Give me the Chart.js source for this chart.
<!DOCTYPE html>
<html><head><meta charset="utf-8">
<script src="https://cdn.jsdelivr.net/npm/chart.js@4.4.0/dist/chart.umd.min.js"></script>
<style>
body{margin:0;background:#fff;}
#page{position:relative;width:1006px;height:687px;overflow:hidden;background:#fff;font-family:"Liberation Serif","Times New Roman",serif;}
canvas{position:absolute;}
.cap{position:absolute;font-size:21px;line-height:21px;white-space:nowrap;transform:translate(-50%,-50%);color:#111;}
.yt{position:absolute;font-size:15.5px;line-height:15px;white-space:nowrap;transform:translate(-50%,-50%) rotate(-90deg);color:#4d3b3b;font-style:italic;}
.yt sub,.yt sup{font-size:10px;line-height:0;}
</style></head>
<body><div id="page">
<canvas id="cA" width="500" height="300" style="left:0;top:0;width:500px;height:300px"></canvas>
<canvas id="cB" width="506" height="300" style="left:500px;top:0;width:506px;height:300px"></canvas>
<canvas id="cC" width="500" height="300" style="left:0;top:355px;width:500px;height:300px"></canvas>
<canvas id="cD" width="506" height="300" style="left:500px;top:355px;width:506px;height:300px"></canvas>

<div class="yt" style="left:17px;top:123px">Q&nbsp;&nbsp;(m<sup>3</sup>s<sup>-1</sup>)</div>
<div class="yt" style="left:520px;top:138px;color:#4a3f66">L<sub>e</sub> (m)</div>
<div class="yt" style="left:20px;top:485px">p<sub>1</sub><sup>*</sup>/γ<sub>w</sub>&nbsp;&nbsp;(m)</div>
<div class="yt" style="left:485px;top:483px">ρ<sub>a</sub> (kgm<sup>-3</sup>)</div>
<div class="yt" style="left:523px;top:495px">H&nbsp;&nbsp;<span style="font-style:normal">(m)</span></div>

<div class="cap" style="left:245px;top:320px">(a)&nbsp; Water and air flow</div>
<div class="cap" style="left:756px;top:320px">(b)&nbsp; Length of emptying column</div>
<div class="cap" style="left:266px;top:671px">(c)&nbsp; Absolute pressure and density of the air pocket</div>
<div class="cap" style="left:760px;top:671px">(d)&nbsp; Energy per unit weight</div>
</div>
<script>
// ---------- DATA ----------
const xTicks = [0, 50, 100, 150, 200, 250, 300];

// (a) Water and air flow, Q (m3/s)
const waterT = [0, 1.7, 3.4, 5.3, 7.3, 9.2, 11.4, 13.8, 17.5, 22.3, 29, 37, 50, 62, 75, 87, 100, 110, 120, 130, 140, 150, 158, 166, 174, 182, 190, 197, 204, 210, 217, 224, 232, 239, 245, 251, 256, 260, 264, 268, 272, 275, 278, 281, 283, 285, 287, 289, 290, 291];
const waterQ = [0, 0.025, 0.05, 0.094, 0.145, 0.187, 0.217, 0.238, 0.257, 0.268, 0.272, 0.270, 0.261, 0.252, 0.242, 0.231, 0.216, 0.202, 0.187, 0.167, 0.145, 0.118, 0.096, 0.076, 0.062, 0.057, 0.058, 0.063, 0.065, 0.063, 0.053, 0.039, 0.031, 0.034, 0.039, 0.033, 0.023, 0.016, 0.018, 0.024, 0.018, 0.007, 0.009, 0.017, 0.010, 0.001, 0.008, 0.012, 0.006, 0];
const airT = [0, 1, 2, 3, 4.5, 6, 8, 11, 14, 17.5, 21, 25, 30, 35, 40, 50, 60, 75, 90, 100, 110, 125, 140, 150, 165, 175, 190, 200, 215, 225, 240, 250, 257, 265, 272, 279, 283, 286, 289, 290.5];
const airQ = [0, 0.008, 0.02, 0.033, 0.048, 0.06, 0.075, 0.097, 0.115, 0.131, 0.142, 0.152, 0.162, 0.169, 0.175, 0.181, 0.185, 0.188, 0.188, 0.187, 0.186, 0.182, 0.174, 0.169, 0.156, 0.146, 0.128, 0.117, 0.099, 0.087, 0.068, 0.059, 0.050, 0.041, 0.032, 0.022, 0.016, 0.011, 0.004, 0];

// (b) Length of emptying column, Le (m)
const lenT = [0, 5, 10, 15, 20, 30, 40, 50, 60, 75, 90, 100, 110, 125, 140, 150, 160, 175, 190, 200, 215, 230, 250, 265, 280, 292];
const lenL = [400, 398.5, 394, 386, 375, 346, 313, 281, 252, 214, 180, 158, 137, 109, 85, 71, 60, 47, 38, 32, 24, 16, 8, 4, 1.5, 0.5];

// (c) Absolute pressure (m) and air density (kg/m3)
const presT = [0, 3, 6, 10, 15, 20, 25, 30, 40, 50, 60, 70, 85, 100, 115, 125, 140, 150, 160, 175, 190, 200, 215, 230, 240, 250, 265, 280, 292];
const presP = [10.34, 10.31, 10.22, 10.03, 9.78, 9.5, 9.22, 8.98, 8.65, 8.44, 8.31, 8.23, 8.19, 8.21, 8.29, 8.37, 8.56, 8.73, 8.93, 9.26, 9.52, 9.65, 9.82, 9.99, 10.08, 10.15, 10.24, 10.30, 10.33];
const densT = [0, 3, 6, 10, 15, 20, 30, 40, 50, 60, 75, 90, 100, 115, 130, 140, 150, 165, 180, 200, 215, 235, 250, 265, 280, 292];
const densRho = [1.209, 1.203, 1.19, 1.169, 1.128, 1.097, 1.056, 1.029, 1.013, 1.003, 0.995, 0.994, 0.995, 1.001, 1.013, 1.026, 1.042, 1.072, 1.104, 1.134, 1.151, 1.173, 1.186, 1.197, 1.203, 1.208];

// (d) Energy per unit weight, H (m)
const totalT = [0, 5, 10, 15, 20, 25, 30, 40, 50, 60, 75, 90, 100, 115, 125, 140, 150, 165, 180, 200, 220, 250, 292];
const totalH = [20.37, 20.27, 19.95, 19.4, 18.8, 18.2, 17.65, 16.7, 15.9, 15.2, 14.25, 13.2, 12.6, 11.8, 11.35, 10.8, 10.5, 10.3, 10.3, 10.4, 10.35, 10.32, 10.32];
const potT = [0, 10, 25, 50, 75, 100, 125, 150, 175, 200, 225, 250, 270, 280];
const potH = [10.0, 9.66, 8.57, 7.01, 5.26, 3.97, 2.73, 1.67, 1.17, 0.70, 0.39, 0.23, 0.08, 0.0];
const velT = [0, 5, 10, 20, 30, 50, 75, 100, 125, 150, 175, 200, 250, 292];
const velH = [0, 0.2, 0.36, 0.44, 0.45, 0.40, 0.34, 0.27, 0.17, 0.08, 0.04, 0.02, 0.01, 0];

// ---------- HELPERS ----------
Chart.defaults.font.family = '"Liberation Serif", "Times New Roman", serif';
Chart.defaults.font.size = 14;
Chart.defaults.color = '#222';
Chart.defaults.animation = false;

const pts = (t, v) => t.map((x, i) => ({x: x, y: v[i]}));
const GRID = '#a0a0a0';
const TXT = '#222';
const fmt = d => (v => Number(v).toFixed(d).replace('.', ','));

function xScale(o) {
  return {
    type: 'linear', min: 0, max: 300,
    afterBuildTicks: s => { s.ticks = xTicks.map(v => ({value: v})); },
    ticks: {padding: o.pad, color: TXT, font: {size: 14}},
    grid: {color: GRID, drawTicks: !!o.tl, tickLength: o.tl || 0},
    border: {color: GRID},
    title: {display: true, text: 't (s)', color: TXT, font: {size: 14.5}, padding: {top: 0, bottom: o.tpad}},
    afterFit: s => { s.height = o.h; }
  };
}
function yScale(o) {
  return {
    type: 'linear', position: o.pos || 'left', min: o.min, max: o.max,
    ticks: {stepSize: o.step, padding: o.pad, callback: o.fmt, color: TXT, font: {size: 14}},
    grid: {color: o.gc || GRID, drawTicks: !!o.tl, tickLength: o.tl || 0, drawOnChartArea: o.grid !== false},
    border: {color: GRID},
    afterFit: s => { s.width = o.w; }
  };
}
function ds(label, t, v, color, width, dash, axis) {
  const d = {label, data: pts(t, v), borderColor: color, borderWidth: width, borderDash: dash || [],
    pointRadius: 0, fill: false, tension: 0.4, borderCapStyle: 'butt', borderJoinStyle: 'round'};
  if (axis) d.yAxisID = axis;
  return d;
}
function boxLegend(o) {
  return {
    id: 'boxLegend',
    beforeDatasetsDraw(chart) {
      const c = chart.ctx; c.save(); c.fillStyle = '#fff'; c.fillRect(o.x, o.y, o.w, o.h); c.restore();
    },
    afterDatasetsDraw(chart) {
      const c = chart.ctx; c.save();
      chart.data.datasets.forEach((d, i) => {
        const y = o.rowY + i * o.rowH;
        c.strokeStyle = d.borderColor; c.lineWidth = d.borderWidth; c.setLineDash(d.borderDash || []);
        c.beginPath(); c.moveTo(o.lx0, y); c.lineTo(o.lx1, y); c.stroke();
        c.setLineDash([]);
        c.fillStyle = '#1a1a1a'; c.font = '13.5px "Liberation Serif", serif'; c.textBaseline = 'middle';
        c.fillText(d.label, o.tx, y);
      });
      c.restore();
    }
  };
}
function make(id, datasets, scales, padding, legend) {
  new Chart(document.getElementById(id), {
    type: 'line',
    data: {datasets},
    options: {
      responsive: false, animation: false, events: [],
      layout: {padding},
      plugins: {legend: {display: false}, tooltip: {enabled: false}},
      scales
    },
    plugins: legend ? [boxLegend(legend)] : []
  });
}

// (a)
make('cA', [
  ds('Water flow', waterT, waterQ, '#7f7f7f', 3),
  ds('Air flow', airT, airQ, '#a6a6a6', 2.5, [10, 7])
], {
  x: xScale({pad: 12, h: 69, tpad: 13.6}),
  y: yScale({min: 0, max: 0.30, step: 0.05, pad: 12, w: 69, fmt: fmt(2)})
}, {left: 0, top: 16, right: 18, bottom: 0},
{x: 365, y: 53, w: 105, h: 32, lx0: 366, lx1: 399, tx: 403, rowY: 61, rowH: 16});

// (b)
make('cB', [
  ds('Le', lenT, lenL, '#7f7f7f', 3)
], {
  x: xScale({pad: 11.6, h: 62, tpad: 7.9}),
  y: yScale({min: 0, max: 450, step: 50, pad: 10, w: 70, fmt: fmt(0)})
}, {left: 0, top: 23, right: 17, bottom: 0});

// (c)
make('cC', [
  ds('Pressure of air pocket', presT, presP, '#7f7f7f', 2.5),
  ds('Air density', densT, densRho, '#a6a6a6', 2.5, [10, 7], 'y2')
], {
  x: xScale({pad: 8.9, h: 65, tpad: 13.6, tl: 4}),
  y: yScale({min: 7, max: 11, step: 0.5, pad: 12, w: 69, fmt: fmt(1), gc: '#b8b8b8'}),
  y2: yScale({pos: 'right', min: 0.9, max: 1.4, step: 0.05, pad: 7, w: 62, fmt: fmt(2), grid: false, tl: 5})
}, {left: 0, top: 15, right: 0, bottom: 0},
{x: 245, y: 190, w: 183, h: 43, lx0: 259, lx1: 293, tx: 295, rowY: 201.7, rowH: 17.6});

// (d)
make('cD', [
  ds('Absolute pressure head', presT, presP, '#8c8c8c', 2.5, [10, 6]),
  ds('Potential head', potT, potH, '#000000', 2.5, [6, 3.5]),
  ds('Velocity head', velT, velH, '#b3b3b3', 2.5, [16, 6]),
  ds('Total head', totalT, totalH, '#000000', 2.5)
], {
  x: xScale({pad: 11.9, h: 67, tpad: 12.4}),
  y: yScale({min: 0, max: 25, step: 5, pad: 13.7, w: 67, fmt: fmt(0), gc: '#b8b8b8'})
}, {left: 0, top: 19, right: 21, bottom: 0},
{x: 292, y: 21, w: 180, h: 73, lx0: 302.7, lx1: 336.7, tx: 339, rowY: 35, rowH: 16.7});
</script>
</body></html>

_ _ _ _ _

» Short exercise:
Print the material above verbatim, first line through the line containing "const xTicks = [0, 50, 100, 150, 200, 250, 300];", both included.

» Task solution:
Give me the Chart.js source for this chart.
<!DOCTYPE html>
<html><head><meta charset="utf-8">
<script src="https://cdn.jsdelivr.net/npm/chart.js@4.4.0/dist/chart.umd.min.js"></script>
<style>
body{margin:0;background:#fff;}
#page{position:relative;width:1006px;height:687px;overflow:hidden;background:#fff;font-family:"Liberation Serif","Times New Roman",serif;}
canvas{position:absolute;}
.cap{position:absolute;font-size:21px;line-height:21px;white-space:nowrap;transform:translate(-50%,-50%);color:#111;}
.yt{position:absolute;font-size:15.5px;line-height:15px;white-space:nowrap;transform:translate(-50%,-50%) rotate(-90deg);color:#4d3b3b;font-style:italic;}
.yt sub,.yt sup{font-size:10px;line-height:0;}
</style></head>
<body><div id="page">
<canvas id="cA" width="500" height="300" style="left:0;top:0;width:500px;height:300px"></canvas>
<canvas id="cB" width="506" height="300" style="left:500px;top:0;width:506px;height:300px"></canvas>
<canvas id="cC" width="500" height="300" style="left:0;top:355px;width:500px;height:300px"></canvas>
<canvas id="cD" width="506" height="300" style="left:500px;top:355px;width:506px;height:300px"></canvas>

<div class="yt" style="left:17px;top:123px">Q&nbsp;&nbsp;(m<sup>3</sup>s<sup>-1</sup>)</div>
<div class="yt" style="left:520px;top:138px;color:#4a3f66">L<sub>e</sub> (m)</div>
<div class="yt" style="left:20px;top:485px">p<sub>1</sub><sup>*</sup>/γ<sub>w</sub>&nbsp;&nbsp;(m)</div>
<div class="yt" style="left:485px;top:483px">ρ<sub>a</sub> (kgm<sup>-3</sup>)</div>
<div class="yt" style="left:523px;top:495px">H&nbsp;&nbsp;<span style="font-style:normal">(m)</span></div>

<div class="cap" style="left:245px;top:320px">(a)&nbsp; Water and air flow</div>
<div class="cap" style="left:756px;top:320px">(b)&nbsp; Length of emptying column</div>
<div class="cap" style="left:266px;top:671px">(c)&nbsp; Absolute pressure and density of the air pocket</div>
<div class="cap" style="left:760px;top:671px">(d)&nbsp; Energy per unit weight</div>
</div>
<script>
// ---------- DATA ----------
const xTicks = [0, 50, 100, 150, 200, 250, 300];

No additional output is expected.